"I see so many people talk about freedom in ways that are a bit scary. How do I find a way to be okay with these opinions?" — Aaron

A writer named Voltaire once said, “I may not agree with what you say, but I’ll defend to the death your right to say it.” I think that was a pretty powerful statement in 18th century France on the cusp of revolution. He fought for freedom of speech in a country where the monarchy had strict rules about such things and freedom for its own sake was a new concept.

There have been more than a few times this past year that the actions of the people have resembled historic revolutions, for better or worse. A lot of blood has been shed for the ideal of freedom of speech. And recently there’s been a push and pull between the corporations that profit from open dialog and the idea that some things should not be said out in the open. When Twitter shuts down accounts, some feel as though their freedoms have been stifled.

While companies have the right to refuse service, we as individuals still have to live in this online social world where someone we care about may express a shocking opinion, or have other friends who support different values than our own. Humans like to feel as though they belong. When contradictory statements come up in their space, it can be hard not only to understand where that viewpoint comes from, but it can be isolating and dispiriting. This goes for all sides of an issue.

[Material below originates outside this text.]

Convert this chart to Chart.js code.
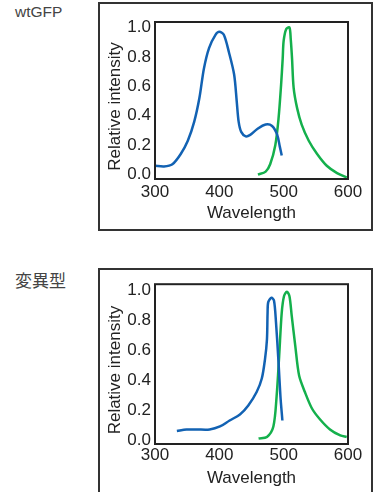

Now more than ever, we all have ways of making our voices heard and you can’t put that toothpaste back into the tube. What needs to happen is a critical look at the results of open speech and the influence of the source. In America, if you have the freedom to decide, then everyone else has the freedom to decide, too. That extends to people who have different values, different income, different genetic makeup, different religion, different political affiliation, different gender identification, different academic standing. But after the decision, what you do next is key.

So, if you’re feeling afraid or angry and drained from decisions you’re seeing others make, remember to apply the opposite to take care of yourself. Make your own decision about what happens next. Is the result of the decision something dangerous and illegal? Could the decision lead to harm? Is the individual in the position to influence others with their decision? Try to separate the decision or the opinion from resulting action.

If the decision truly does not require your intervention and if you still have the ability to decide whether to raise your own voice, pack the space between you and the other person with your own self-care buffer.

Cool down anger with a cooling breathing exercise where you curl your tongue and breathe in and out through your mouth (or if your tongue doesn’t bend that way, make your mouth into a little “o” to have the same effect.) Take a sniff of peppermint oil or grapefruit.

Nourish your feelings of dry, draining depletion by focusing on what is sweet in your space. Maybe it’s pictures of kittens, maybe it's a hug from your partner or child, maybe it’s a lovely soup.

And warm up cold fear with plenty of grounding and enveloped safety. Wrap up in a blanket, wrap your arms around yourself or around a stuffed animal, hold a heavy stone on your belly. You are safe right in this moment, so breathe deeply.

When you have a feeling of safety and grounding, you are better able to determine whether any other personal action needs to be taken. Surround yourself with a team of like-minded individuals to help you feel connected even while you consider differing viewpoints with an objective eye.

Make up your own mind about what to do next!